# voorvleugel



## Bestsy62

Hola,
Qué es un voorvleugel referido a coches de F1? Es un alerón, delantero? trasero?
Gracias


----------



## Magyara

Parece más bien holandés lo que has escrito, imagino que en alemán es 'Vorflügel', por lo que supongo que quiere decir alerón delantero.


----------



## DanielB

En aleman se dicen - Kotflügel guardabarros oder Vorderteil bzw. Stossstange - parachoques


----------



## Frank06

*Hi,

Voorvleugel indeed is Dutch and hence we moved this thread to the Dutch forum. Dutch is not deutsch, it's Dutch* while deutsch is German . Nobody said life would be simple ;-).
Here you have an example of a 'voorvleugel' (English front wing).

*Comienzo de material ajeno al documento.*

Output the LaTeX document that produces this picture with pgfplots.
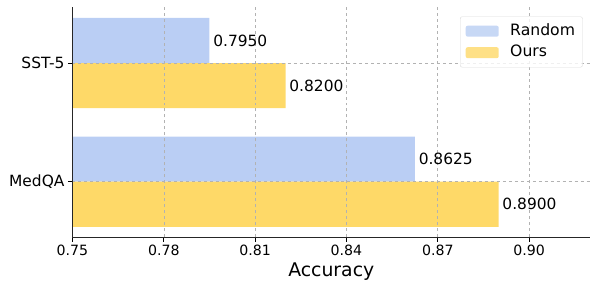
\documentclass[border=0pt]{standalone}
\usepackage{pgfplots}
\pgfplotsset{compat=1.18}
\usepackage{fontspec}
\setmainfont{DejaVu Sans}
\definecolor{cRandom}{RGB}{186,206,244}
\definecolor{cOurs}{RGB}{254,217,104}
\begin{document}
\begin{tikzpicture}
\useasboundingbox (-72.5bp,-53bp) rectangle (525.5bp,237bp);
\begin{axis}[
  at={(0,0)}, anchor=south west,
  scale only axis, width=517.5bp, height=230bp,
  xmin=0.75, xmax=0.92, ymin=-0.466, ymax=1.472,
  xtick={0.75,0.78,0.81,0.84,0.87,0.90},
  /pgf/number format/assume math mode=true,
  xticklabel style={font=\fontsize{14.2}{16}\selectfont, /pgf/number format/.cd, fixed, fixed zerofill, precision=2},
  ytick={0,1}, yticklabels={MedQA,SST-5},
  yticklabel style={font=\fontsize{15.5}{18}\selectfont},
  axis x line*=bottom, axis y line*=left,
  axis line style={line width=1bp, black!85},
  tick style={line width=0.8bp, black},
  tick align=outside, major tick length=4.5bp,
  xmajorgrids, ymajorgrids,
  grid style={dashed, gray!60, line width=0.6bp},
  axis on top,
  xlabel={Accuracy}, xlabel style={font=\fontsize{18.9}{22}\selectfont},
  xbar, bar width=0.38, bar shift=0pt,
  point meta=x,
  nodes near coords={\pgfmathprintnumber[fixed,fixed zerofill,precision=4,assume math mode=true]{\pgfplotspointmeta}},
  nodes near coords style={font=\fontsize{15.5}{18}\selectfont, anchor=west, inner sep=0pt, xshift=3.6bp, black},
  legend style={at={(1,1)}, anchor=north east, xshift=-7.3bp, yshift=-9.5bp,
    draw=black!15, rounded corners=2bp, fill=white, fill opacity=0.8, text opacity=1,
    font=\fontsize{15.7}{18}\selectfont, inner xsep=5.5bp, inner ysep=5bp,
    nodes={inner sep=2bp, text height=11.5bp, text depth=3.5bp},
    column sep=9.5bp, row sep=2.5bp},
  legend cell align=left,
  legend image code/.code={\fill[#1] (0bp,-5.5bp) rectangle (33bp,5.5bp);},
]
\addplot[draw=none, fill=cRandom] coordinates {(0.8625,0.19) (0.7950,1.19)};
\addlegendentry{Random}
\addplot[draw=none, fill=cOurs] coordinates {(0.8900,-0.19) (0.8200,0.81)};
\addlegendentry{Ours}
\end{axis}
\end{tikzpicture}
\end{document}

I hope somebody can help you finding the answer.

Groetjes,

Frank
Moderator

Dutch = Idioma neerlandés*


----------



## Bestsy62

Sorry, a reading mistake looking for the forum 
And yes, front wing...
Thanks


----------



## Magyara

Ja, Kotflügel...  (¡ni idea ni de las nomeclaturas en español!).
En F1, por lo que he visto son esos 'alerones' que tienen delante los coches de F1.... 
Saludos


----------



## Bestsy62

Kotflügel = Back wind, Rear wing, Alerón Trasero en F1, en coches de calle, parachoques (se usa para el de delante y el de detrás)
Voorvleugel = Front Wing, Alerón delantero para F1, los coches de calle no tienen alerones 
Gracias a todos.
P.S. I know that Dutch is not Deutsch  but reading too fast is possible the mistake ;-)


----------